Snotty Nose has always made me uneasy. He's been friends with my son for about a year or so. He doesn't strike me as a bad child, just...sad. He walks with his head down (which doesn't help with a runny nose!) and I always seem him by himself. He doesn't smile often. He comes outside very early and has a tendency to stay out late. He's never disrectful but I've always been under the impression he's running from something.

Fast forward to this evening.

My son came home late. Of course I asked him where he was. He told me. I went into some "be home on time, can't stay out late, you're punished" speech and sent him to do chores while I finished cooking dinner. About 15 minutes later Snotty Nose knocked on the door to speak to my son. Finding that strange, I told him to send this child home. Apparently, he's late going home...and he's afraid to return.

This child has been lingering around my house like an alley cat for the past three hours. I've called his parents to let them know where he is. I even tried to put him on the phone with this father.
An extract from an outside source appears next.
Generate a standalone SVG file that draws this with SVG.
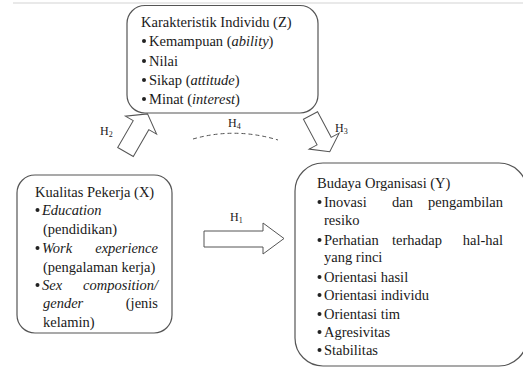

He ran down the alley instead.

When he was discovered hiding under the balcony, the kids brought him inside. I spoke to him to ask why he won't go home. Shifting from left to right, not making eye contact, he states "I don't want to get a whoopin." My insticnt was to tell him "Then stop doin shit to get whooped.", but somehow it just didn't seem appropriate. The sadness in his eyes said enough for me.

This child is genuinely afraid to go home and I really dont know what to do about this. I told him he has to go home eventually; he might as well get it over with. What I'm sending him home to is what I'm most concerned about.

I've decided to write a letter to his teacher (who is also my son's teacher) asking for her and the school's assistance to help this family. Something isn't right in that household. I'm hoping the school has the resources to help him with the secret he's obviously hiding.